* INFORMATION SHOWN
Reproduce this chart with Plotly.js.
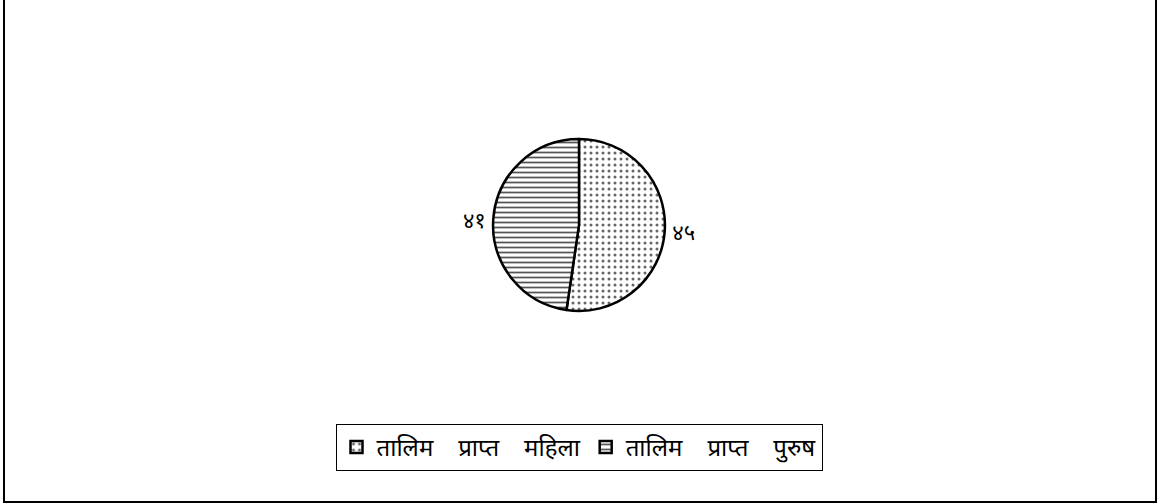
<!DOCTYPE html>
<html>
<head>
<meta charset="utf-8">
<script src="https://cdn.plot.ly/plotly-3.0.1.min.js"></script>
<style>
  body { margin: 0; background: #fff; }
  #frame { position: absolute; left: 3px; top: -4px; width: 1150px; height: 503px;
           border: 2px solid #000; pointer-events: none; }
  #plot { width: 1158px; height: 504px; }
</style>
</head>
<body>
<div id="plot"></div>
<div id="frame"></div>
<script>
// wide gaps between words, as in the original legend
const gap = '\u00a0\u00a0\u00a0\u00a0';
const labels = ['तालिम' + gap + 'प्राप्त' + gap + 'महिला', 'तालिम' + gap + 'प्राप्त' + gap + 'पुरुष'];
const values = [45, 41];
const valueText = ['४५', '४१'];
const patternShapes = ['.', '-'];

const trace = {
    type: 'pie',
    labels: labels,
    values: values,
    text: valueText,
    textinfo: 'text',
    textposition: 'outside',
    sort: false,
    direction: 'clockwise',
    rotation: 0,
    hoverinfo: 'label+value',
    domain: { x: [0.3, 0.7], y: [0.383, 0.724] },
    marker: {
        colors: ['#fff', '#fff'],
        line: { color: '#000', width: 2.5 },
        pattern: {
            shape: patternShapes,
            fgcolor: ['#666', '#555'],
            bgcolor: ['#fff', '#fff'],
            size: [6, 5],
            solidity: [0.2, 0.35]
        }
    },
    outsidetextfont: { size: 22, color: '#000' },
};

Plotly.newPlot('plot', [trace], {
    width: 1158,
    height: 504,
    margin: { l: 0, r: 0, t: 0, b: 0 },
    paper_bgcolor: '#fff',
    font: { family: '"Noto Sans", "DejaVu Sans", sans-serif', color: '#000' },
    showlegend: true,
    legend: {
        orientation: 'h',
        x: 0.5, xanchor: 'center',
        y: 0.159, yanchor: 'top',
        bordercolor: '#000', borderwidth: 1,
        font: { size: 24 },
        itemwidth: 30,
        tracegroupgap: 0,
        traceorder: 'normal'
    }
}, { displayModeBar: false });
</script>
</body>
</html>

* AIM
Restate the data above exactly, stripping out each image.

* RESULT OF THIS EXERCISE
Reproduce this chart with Plotly.js.
<!DOCTYPE html>
<html>
<head>
<meta charset="utf-8">
<script src="https://cdn.plot.ly/plotly-3.0.1.min.js"></script>
<style>
  body { margin: 0; background: #fff; }
  #frame { position: absolute; left: 3px; top: -4px; width: 1150px; height: 503px;
           border: 2px solid #000; pointer-events: none; }
  #plot { width: 1158px; height: 504px; }
</style>
</head>
<body>
<div id="plot"></div>
<div id="frame"></div>
<script>
// wide gaps between words, as in the original legend
const gap = '\u00a0\u00a0\u00a0\u00a0';
const labels = ['तालिम' + gap + 'प्राप्त' + gap + 'महिला', 'तालिम' + gap + 'प्राप्त' + gap + 'पुरुष'];
const values = [45, 41];
const valueText = ['४५', '४१'];
const patternShapes = ['.', '-'];

const trace = {
    type: 'pie',
    labels: labels,
    values: values,
    text: valueText,
    textinfo: 'text',
    textposition: 'outside',
    sort: false,
    direction: 'clockwise',
    rotation: 0,
    hoverinfo: 'label+value',
    domain: { x: [0.3, 0.7], y: [0.383, 0.724] },
    marker: {
        colors: ['#fff', '#fff'],
        line: { color: '#000', width: 2.5 },
        pattern: {
            shape: patternShapes,
            fgcolor: ['#666', '#555'],
            bgcolor: ['#fff', '#fff'],
            size: [6, 5],
            solidity: [0.2, 0.35]
        }
    },
    outsidetextfont: { size: 22, color: '#000' },
};

Plotly.newPlot('plot', [trace], {
    width: 1158,
    height: 504,
    margin: { l: 0, r: 0, t: 0, b: 0 },
    paper_bgcolor: '#fff',
    font: { family: '"Noto Sans", "DejaVu Sans", sans-serif', color: '#000' },
    showlegend: true,
    legend: {
        orientation: 'h',
        x: 0.5, xanchor: 'center',
        y: 0.159, yanchor: 'top',
        bordercolor: '#000', borderwidth: 1,
        font: { size: 24 },
        itemwidth: 30,
        tracegroupgap: 0,
        traceorder: 'normal'
    }
}, { displayModeBar: false });
</script>
</body>
</html>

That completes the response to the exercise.